Since 2001, Kap-Kig-Iwan was operated under an agreement with the Town of Englehart. This spring the town informed Ontario Parks that they were no longer interested in operating the park.
Ontario Parks has taken over park operations for the 2022 season in order to honour the current reservations and continue to provide recreational, and tourism opportunities and support the economy of the Englehart area.
Ontario Parks will be reviewing the operations over the coming months and developing options for future park operations. Only one of the two campgrounds is now open.
It was my good fortune to meet gate attendant Janet Pratt, a wealth of information and cheerleader for the park’s ultimate experience, a visit to High Falls (the park’s Ojibway namesake).
She explained there are several small fall rapids along the Englehart River – Hells Gate, High Falls and main falls are the largest – all are quite scenic. The Englehart River cuts its way down through the geology of the Little Claybelt, creating a deep, scenic valley with many falls and rapids.
“High Falls is quite spectacular and the most photographed,” Pratt said.
You know you are in for some scenery as the asphalt road reaches a point where you see the steep grade downwards, below the red triangle warning sign it says ‘Narrow Road-No Shoulder, 10 M.P.H. Steep Grade.’
There are not many times when you get multiple views of a waterfall at different levels of perspective.
“And it is there are at least three views of the cascading falls,” said Pratt.
She was right. There were 58 chisel-like granitic rock steps as you make your way to the water level and at one point there is a fine mist showering you from the force of water.
“Hiking along and sitting beside the water is very soothing. A trip to Kap-Kig-Iwan will leave you feeling better,” Pratt said.
Check out the website for the many must-do hikes. You will find a 2.5-km loop perfect for hiking novices and young families and moving up to a more rugged 5.7-km trail for backcountry adventure seekers.
Looking for other nearby attractions, to the south of Englehart you can visit one of the province’s premier bird banding facilities and trails the Hilliardton Marsh found in this related story or visit a ghost in downtown Cobalt. There is also a Tim Horton’s in Englehart.
There is another seasonal reason to return. This park has cross-country ski trails and the seasonal park pass allows for more added value. Over the last several years, the Englehart Nordic Ski Club has maintained more than 20 km of cross-country ski trails in the park during the winter.
Dave Hunt is a Market Development Specialist – Media/Influencer with Ontario Parks. He encourages people to purchase the annual pass. Annual day-use permits ($99) allow you to explore parks for an entire year (Jan. 1 – Dec. 31).
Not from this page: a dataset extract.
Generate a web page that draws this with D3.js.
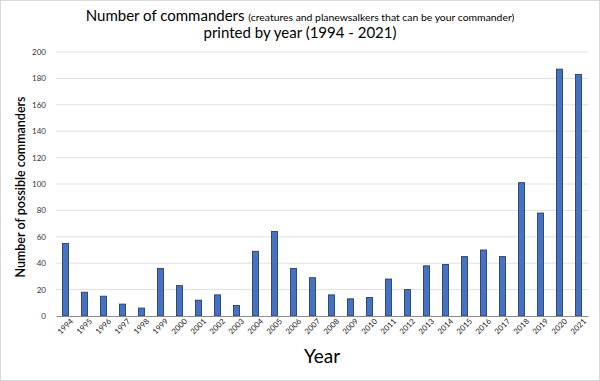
<!DOCTYPE html>
<html><head><meta charset="utf-8">
<script src="https://cdn.jsdelivr.net/npm/d3@7"></script>
<style>body{margin:0;background:#fff}svg{display:block}</style>
</head><body><svg id="c" width="600" height="381"></svg>
<script>
const years = ["1994","1995","1996","1997","1998","1999","2000","2001","2002","2003","2004","2005","2006","2007","2008","2009","2010","2011","2012","2013","2014","2015","2016","2017","2018","2019","2020","2021"];
const counts = [55,18,15,9,6,36,23,12,16,8,49,64,36,29,16,13,14,28,20,38,39,45,50,45,101,78,187,183];
const yTicks = [0,20,40,60,80,100,120,140,160,180,200];

const svg = d3.select("#c");
const W = 600, H = 381;
const m = {left:56, right:12, top:52, bottom:65};
const font = "Lato, 'DejaVu Sans', sans-serif";

svg.append("rect").attr("x",0.5).attr("y",0.5).attr("width",W-1).attr("height",H-1)
  .attr("fill","#fff").attr("stroke","#d9d9d9");

const x = d3.scaleBand().domain(years).range([m.left, W-m.right]).paddingInner(0.68).paddingOuter(0.34);
const y = d3.scaleLinear().domain([0,200]).range([H-m.bottom, m.top]);

// gridlines
svg.append("g").selectAll("line").data(yTicks.filter(d=>d>0)).join("line")
  .attr("x1",m.left).attr("x2",W-m.right)
  .attr("y1",d=>y(d)).attr("y2",d=>y(d))
  .attr("stroke","#e0e0e0").attr("stroke-width",1);

// y axis labels
const ya = svg.append("g").attr("transform",`translate(${m.left},0)`)
  .call(d3.axisLeft(y).tickValues(yTicks).tickSize(0).tickPadding(10));
ya.select(".domain").remove();
ya.selectAll("text").attr("font-family",font).attr("font-size",8).attr("fill","#333");

// bars
svg.append("g").selectAll("rect").data(counts).join("rect")
  .attr("x",(d,i)=>x(years[i]))
  .attr("width",x.bandwidth())
  .attr("y",d=>y(d))
  .attr("height",d=>y(0)-y(d))
  .attr("fill","#4472C4").attr("stroke","#2b3f5e").attr("stroke-width",0.9);

// x axis
const xa = svg.append("g").attr("transform",`translate(0,${y(0)})`)
  .call(d3.axisBottom(x).tickSize(0).tickPadding(6));
xa.select(".domain").attr("stroke","#8c8c8c").attr("stroke-width",1.2);
xa.selectAll("text").attr("font-family",font).attr("font-size",7.8).attr("fill","#1a1a1a")
  .attr("text-anchor","end").attr("dx","0.2em").attr("dy","0.5em")
  .attr("transform","rotate(-45)");

// titles
const t = svg.append("text").attr("x",W/2).attr("y",21).attr("text-anchor","middle")
  .attr("font-family",font).attr("fill","#000");
t.append("tspan").attr("font-size",15).text("Number of commanders ");
t.append("tspan").attr("font-size",10.4).text("(creatures and planewsalkers that can be your commander)");
svg.append("text").attr("x",W/2).attr("y",38).attr("text-anchor","middle")
  .attr("font-family",font).attr("font-size",15).text("printed by year (1994 - 2021)");

svg.append("text").attr("transform",`translate(25,${(y(0)+y(200))/2 + 3}) rotate(-90)`)
  .attr("text-anchor","middle").attr("font-family",font).attr("font-size",12.5).attr("font-weight",600)
  .text("Number of possible commanders");

svg.append("text").attr("x",322).attr("y",363).attr("text-anchor","middle")
  .attr("font-family",font).attr("font-size",19).text("Year");
</script></body></html>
“To reserve camping spots you still need to book in advance even if you’ve got a seasonal permit (a seasonal permit on its own doesn’t guarantee your spot) But your seasonal permit makes your advanced booking free, when making your reservation, you can input your permit’s serial number, which will adjust your fee due to $0.” And it is good to know, “seasonal permits are now available to borrow at participating libraries around the province. This means you can hit the library, then head to your favourite provincial park for the day.”
Here are the three Highway 11 parks on the map.
There’s a lot to do in parks and their nearby communities. Make it a number of summer days and enjoy what’s on the back roads of these parks.